Interest Rate Capping
The debate surrounding interest rate capping still sticks out like a sore thumb. Among many things that have brought the executive and legislative arms in government to unison, this particular issue has driven a wedge between them. The Central Bank of Kenya backed by the Kenya Bankers Association have been trying in vain to repeal the interest cap law that was enacted in September 2016. The legislature is simply not yielding. No rational arguments have worked so far including the most common one that alludes slowdown in economic performance due to the starvation of cash in the marketplace. Since the enactment of the law, the bankers have opted to lend the government instead of businesses who seem risky but worthwhile. The effect of this is out there for everyone to see.
As expected, the CS National Treasury is making a third attempt to reverse the provisions of Banking (Amendment) Act, 2016, section 33B. In my crystal ball analysis last year, I had predicted that the repeal will go through but it turned out I was over-optimistic. The real estate industry is one of the most affected by the law. Given the fact that real estate involves huge sums of capital, credit plays a crucial role. It’s not clear how the executive and other supporters of the repeal will convince the legislature to drop the controversial section 33B. There are allegations that banks are sitting piles of cash with no one to lend. Will the deadlock be broken?
Digitization of Land Transactions
The clamour for the digitization of government services is not a new proposition especially in the age of advanced information technology. The motivations behind this have been to stamp out corruption and improve efficiency as well as effectiveness in the provision of citizen services. The progress this far is impressive with now several critical government services digitized e.g. passport application, driving license, and NHIF among many others. Indeed, E-citizen is now the hallmark of digitization efforts in the country.
At the moment, the government is in the process of digitalizing land transaction services. This single act will go a long way in improving the ease of doing business in the real estate industry. Processing of title deeds and transfer of ownership will now become easier. The delays in the issuance of title deeds and leases have been a thorn in the flesh for most property buyers that has created a rift between them and the sellers. While the idea is welcomed, it is already experiencing headwinds from the legal fraternity who are alleging that the reforms are not in accordance with the law. The bone of contention is not clear but whispers say that the digitization will cut off the learned friends from the gravy train and this worries them deeply. It will be interesting to see how the land digitization ends up but one thing is for sure, the reforms are long overdue.
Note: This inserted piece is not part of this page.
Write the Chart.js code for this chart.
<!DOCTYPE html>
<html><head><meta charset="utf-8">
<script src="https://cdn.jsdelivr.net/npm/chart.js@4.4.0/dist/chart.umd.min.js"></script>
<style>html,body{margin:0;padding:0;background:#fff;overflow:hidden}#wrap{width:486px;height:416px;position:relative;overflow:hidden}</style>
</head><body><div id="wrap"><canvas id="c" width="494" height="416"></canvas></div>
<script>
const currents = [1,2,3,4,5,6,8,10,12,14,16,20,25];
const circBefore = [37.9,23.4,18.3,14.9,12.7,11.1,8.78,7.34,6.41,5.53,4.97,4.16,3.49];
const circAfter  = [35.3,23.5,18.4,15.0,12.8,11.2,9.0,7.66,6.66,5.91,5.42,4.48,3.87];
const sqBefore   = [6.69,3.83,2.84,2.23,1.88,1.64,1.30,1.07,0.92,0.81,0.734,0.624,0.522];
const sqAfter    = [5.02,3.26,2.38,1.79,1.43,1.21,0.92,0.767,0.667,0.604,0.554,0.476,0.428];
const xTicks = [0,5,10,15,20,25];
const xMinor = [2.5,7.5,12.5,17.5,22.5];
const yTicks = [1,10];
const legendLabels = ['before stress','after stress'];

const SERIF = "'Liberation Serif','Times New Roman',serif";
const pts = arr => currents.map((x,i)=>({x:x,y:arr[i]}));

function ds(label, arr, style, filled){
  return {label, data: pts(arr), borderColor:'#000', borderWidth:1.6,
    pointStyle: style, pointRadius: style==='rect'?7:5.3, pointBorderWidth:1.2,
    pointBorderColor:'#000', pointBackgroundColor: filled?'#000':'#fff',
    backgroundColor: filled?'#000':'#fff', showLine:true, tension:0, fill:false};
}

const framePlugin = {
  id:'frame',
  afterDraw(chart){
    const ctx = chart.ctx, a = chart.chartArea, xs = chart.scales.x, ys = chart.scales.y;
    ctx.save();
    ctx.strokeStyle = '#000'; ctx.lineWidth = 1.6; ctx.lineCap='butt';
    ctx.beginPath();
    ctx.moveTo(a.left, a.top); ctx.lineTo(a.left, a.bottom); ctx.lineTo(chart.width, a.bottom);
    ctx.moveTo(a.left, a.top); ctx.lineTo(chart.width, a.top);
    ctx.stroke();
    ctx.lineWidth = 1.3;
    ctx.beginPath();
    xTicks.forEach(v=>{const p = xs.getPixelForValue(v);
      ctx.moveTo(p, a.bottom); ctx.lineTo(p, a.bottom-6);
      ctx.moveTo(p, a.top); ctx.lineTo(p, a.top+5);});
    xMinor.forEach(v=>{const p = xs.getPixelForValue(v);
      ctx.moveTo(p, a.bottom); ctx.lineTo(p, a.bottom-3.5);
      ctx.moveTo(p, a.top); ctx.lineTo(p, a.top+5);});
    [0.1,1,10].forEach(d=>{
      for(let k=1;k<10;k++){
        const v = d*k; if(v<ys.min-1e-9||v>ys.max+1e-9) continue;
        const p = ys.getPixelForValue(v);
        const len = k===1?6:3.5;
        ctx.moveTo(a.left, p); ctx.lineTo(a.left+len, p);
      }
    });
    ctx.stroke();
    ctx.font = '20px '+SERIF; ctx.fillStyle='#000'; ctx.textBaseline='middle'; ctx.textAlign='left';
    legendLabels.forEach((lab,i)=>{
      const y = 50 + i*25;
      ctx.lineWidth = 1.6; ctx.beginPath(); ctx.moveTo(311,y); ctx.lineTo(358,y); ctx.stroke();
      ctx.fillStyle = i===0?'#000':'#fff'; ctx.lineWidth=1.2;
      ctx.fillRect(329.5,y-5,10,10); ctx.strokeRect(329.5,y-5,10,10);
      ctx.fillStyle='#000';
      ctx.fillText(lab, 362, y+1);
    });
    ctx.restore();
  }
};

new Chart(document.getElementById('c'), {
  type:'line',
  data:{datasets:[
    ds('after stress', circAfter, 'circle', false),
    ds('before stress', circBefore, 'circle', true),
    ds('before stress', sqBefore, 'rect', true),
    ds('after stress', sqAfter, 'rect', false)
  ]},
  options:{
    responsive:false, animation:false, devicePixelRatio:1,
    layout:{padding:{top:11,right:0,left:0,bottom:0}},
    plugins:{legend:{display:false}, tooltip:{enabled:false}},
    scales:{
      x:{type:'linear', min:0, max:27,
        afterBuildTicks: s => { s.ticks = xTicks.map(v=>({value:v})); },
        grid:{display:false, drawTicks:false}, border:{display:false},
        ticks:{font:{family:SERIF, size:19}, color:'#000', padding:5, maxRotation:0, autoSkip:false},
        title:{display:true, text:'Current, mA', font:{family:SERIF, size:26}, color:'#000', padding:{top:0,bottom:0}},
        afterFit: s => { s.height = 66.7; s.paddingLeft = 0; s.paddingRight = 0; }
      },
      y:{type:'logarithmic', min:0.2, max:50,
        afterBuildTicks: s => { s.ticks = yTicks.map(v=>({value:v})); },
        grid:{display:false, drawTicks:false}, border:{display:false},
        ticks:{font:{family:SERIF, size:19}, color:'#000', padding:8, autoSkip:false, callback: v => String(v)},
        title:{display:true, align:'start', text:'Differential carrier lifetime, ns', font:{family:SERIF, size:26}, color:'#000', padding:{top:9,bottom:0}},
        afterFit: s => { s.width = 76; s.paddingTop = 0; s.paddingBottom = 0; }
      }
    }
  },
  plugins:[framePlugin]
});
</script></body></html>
As with any government plan, the intentions are always good. This year’s budget statement hasn’t really shaken the real estate industry to the core. Save for the increase in Capital Gains Tax and digitization of land transactions, the sector will not be affected so much. For those looking forward to opportunities in the industry, it is no longer a secret anymore that affordable housing will continue to be the dominant theme in this fiscal year and a preferred playground for many years to come in Kenya’s real estate sector.